Understanding SQL Internals: ACID, WAL, MVCC, and Isolation Levels Explained
Introduction
Most engineers know that SQL databases are "ACID compliant." But what does that actually mean under the hood? And more importantly — how much of it is automatic, and how much do you have to do yourself?
I spent some time recently going deep on these internals — partly for interview prep, partly because I work on infrastructure systems where these guarantees matter in production. This post is my attempt to distil that into something genuinely useful: not just definitions, but the why behind each concept and how they connect to each other.
What Is a Transaction?
Before getting into ACID, it helps to be clear on what a transaction actually is.
A transaction is a group of database operations treated as a single unit of work — either all succeed or all fail together. The classic example is a bank transfer:
BEGIN;
UPDATE accounts SET balance = balance - 100 WHERE id = 'Alice';
UPDATE accounts SET balance = balance + 100 WHERE id = 'Bob';
COMMIT;
If the second UPDATE fails, the first is rolled back automatically. Alice doesn't lose $100 into the void. Without a transaction wrapping both operations, a crash between them leaves the database in a half-updated state.
This is the foundational insight: the database can only protect what you explicitly tell it belongs together.
ACID — What Each Property Actually Means
Atomicity — "All or nothing"
Atomicity is implemented via the undo log (in Postgres, this is part of the WAL). Every change is recorded before it's applied. If a transaction crashes mid-flight, the database replays the log on restart and rolls back any uncommitted changes.
The key insight: atomicity is not magic — it's a log file that lets the database undo its own work.
Consistency — "DB rules are never violated"
Consistency means the database always moves from one valid state to another. This is enforced through constraints you define:
ALTER TABLE accounts ADD CONSTRAINT no_negative CHECK (balance >= 0);
ALTER TABLE orders ADD CONSTRAINT valid_status
CHECK (status IN ('pending', 'shipped', 'cancelled'));
The database enforces these rules on every transaction. But — and this is important — it only enforces rules you explicitly define. If you don't add a CHECK constraint for negative balances, the database will happily let Alice go into the red. Consistency is partly the DB's job, partly yours as the schema designer.
Isolation — "Concurrent transactions don't interfere"
Isolation is the most nuanced property. It's not binary — it's a spectrum of levels, each offering different guarantees. More on this below.
Isolation is implemented via MVCC — multiple versions of each row coexist so readers and writers never block each other.
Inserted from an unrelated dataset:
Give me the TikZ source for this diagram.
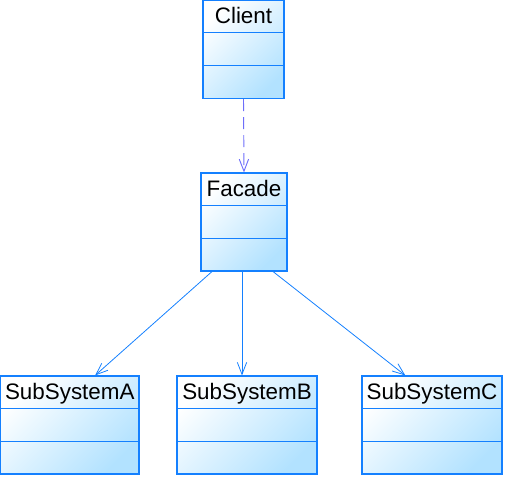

Durability — "Committed data survives crashes"
When you COMMIT, Postgres writes to the WAL on disk before acknowledging success. Even if the server loses power immediately after, on restart it replays the WAL and your data is there.
COMMIT → WAL flushed to disk → "OK" returned to client
The acknowledgment only comes after the disk write. That sequencing is the entire durability guarantee.
What's Automatic vs What You Have to Do
This is where most engineers get tripped up. They assume "I'm using Postgres, so I'm ACID compliant." Not quite.
Automatic — always on, you pay the cost whether you want to or not:
- WAL on every write
- MVCC row versioning
- fsync on commit
- Basic constraint enforcement
Manual — you have to do this yourself:
- Wrap related operations in
BEGIN/COMMIT - Choose the right isolation level
- Define your business rule constraints
- Write retry logic for deadlocks and serialization failures
The analogy I keep coming back to: SQL ACID is like a seatbelt. The mechanism works perfectly once buckled — but you still have to buckle it.
WAL — Write Ahead Log
WAL is the mechanism behind both atomicity and durability. The golden rule:
Write to the log first, apply to data second.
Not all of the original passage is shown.